US – Cattle inventories in feedlots with a capacity of 1,000
head or more on 1 December were up 2.5 percent from a year
earlier, according to Steiner Consulting Group, DLR Division, Inc.
A month earlier, inventories were up 1.1 percent, on a year-over-year comparison. The expansion in inventories stemmed from a 5 percent increase in cattle moving into feedlots during November when compared to the same month in 2018 and followed a 10 percent increase in October.
Placements in November exceeded the expectations of industry analysts that expected placements to be up only 1 percent, on average.
Marketings of cattle from 1,000 head capacity feedlots in November were down 3 percent from a year earlier, in line with expectations.
Even though marketings were down, there was one less marketing day this November than in November 2018, so marketings per day increased from November 2018. Marketings per day during September and October had fallen short of a year prior.

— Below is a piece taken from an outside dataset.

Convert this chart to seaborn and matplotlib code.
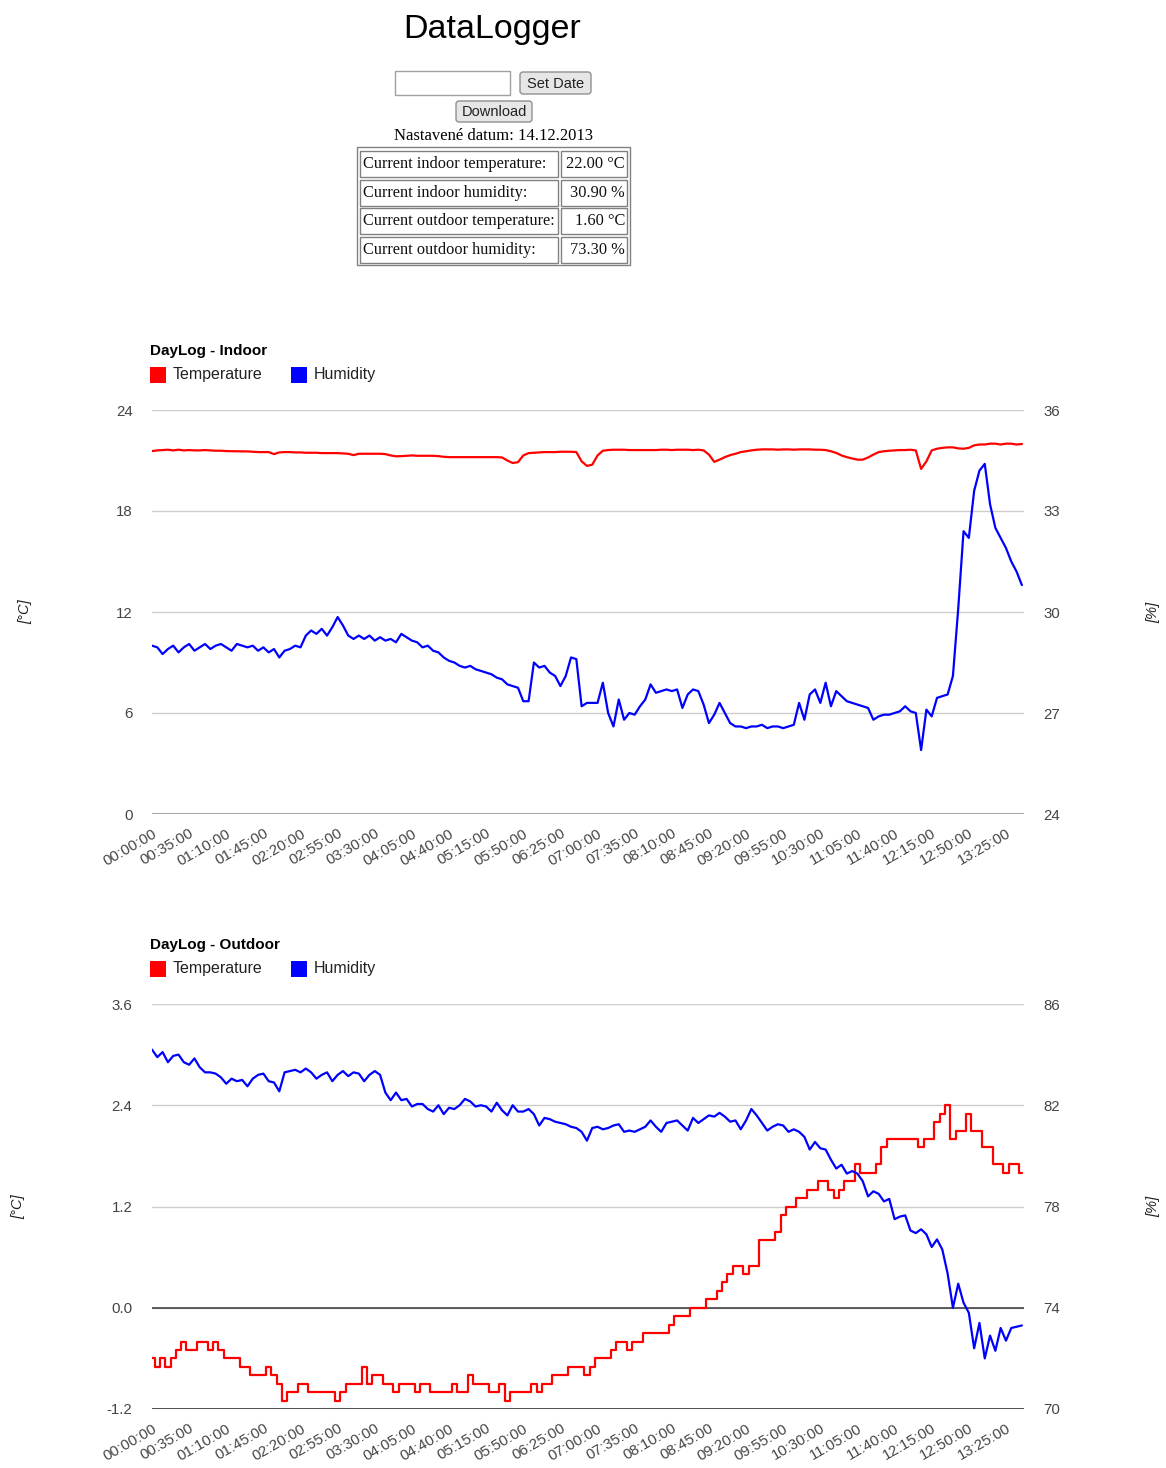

Marketings have been well balanced against inventory. Inventories of cattle on feed longer than 120 days on 1 December were up from a year earlier by 98,000 head.
A month earlier, inventories were up 87,000 head. The modest increases relative to a year ago do not seem to reflect restrained packer interest in buying cattle as Choice steer prices have moved up 14 weeks in a row as of this week.
Inventories of cattle on feed ranging between 90 to 120 days are tightening, which could be supportive for cattle values in the late winter and earlier spring. That component of feedlot inventories has been running below a year earlier since 1 September.
The 1 December count of 90-120 day cattle on feed was down close to 10 percent from a year ago.
April live cattle futures are trading close to $127 in recent days compared to $124.50 in mid-December 2018.
The premium to the December futures contract is about $4, currently, similar to a year ago, but down from a $5 premium a month ago.
The strength of the cash cattle market in recent weeks has made it difficult for deferred contracts to maintain the premiums that existed in prior weeks.
The larger placements of cattle into feedlots was highlighted by a 13 percent increase in placements weighing less than 600 pounds. This weight group accounted for 70 percent of the total increase in placements during November.
Excluding the increase in light weight cattle, placements would have only been up 1.8 percent, which was in line with pre-report expectations.